The U.S. Department of the Interior announced plans on Thursday to open millions of acres of pristine land in Alaska to drilling. Secretary Doug Burgum said extraction rights will be granted on more than 82 percent of the state’s 10-million-acre National Petroleum Reserve and the program will be reactivated to allow new drilling in the Coastal Plain of the Arctic National Wildlife Refuge (ANWR), which at 631,000 hectares is the largest protected wilderness area in the United States. The decision reverses environmental protection measures adopted by Joe Biden in 2023. At that time, the former president had canceled licenses to drill for gas and oil in this area with the aim of protecting the environment and countering climate change, also in view of the fact that climate change is affecting the Arctic at a faster rate than the rest of the world.
In addition, the Department of the Interior will work on a project to build a pipeline with the goal of transporting liquefied natural gas for export to Asia.
Under the Biden administration, the project for Ambler Road, which would have run through Gates of the Arctic National Park and Reserve, had also been blocked because it would have harmed the region’s indigenous communities and wildlife habitat.
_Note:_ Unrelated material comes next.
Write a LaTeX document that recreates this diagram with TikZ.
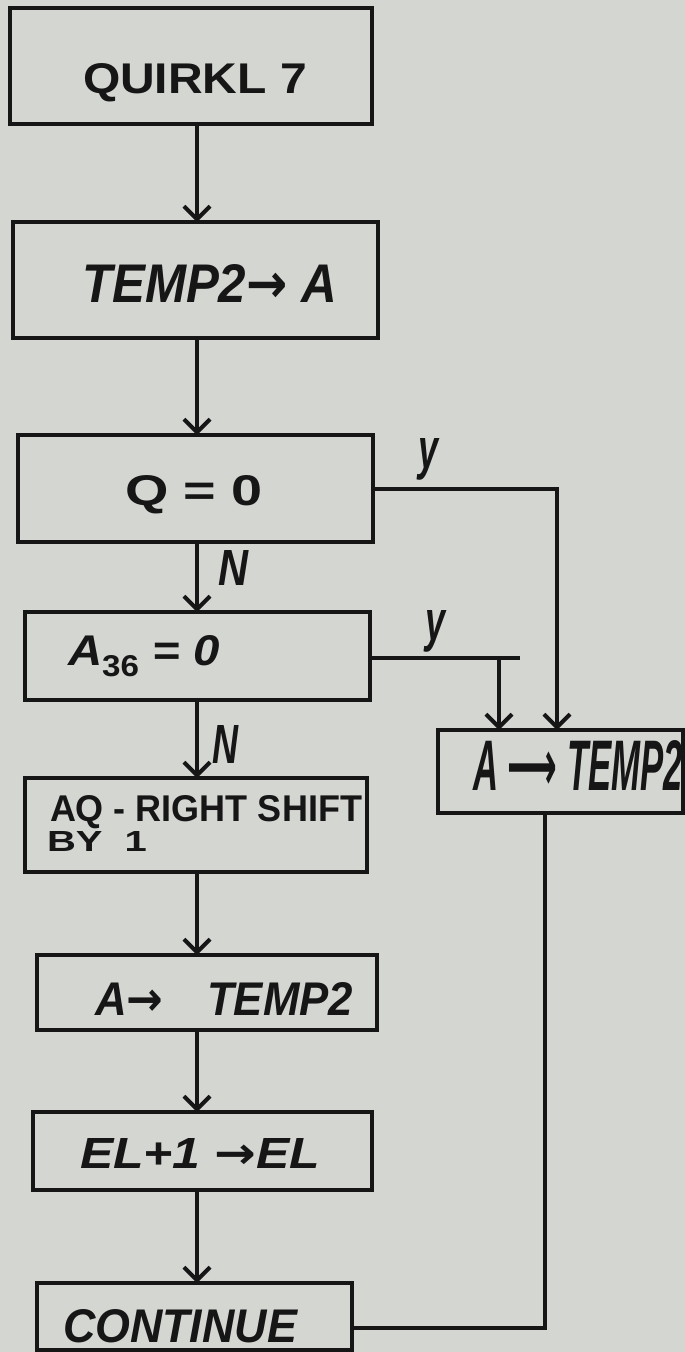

The previous administration had made these decisions with the goal of achieving a sustainable energy transition. Now, in addition to drilling in the Coastal Plain of the Arctic National Wildlife Refuge the Trump administration’s new department will work on the construction of Ambler Road on the wilderness of northern Alaska to allow the operation of a mine for copper and zinc mining.
The decision has already attracted the attention of environmentalists who oppose it as a catastrophic decision that damages the delicate ecosystem and also harms the native communities living there, such as the Athabaskan and Inupiat peoples. “Any oil drilling or any leasing will severely compromise what is truly special about the refuge,” said Bobby McEnaney, director of land conservation at the Natural Resources Defense Council, an international nonprofit environmental organization. “The refuge is home to an extraordinary number of wildlife species, the habitat of polar bears, musk ox and caribou. It’s important to many indigenous people who live up there,” McEnaney pointed out. Activist Alex Johnson of the National Parks Conservation Association, an independent environmental association, also said that “construction of Ambler Road would pollute one of the most spectacular intact landscapes in the entire national park system, including 11 major river crossings. Johnson called the move “deeply troubling to anyone who cares about national parks and wildlife in the arctic.”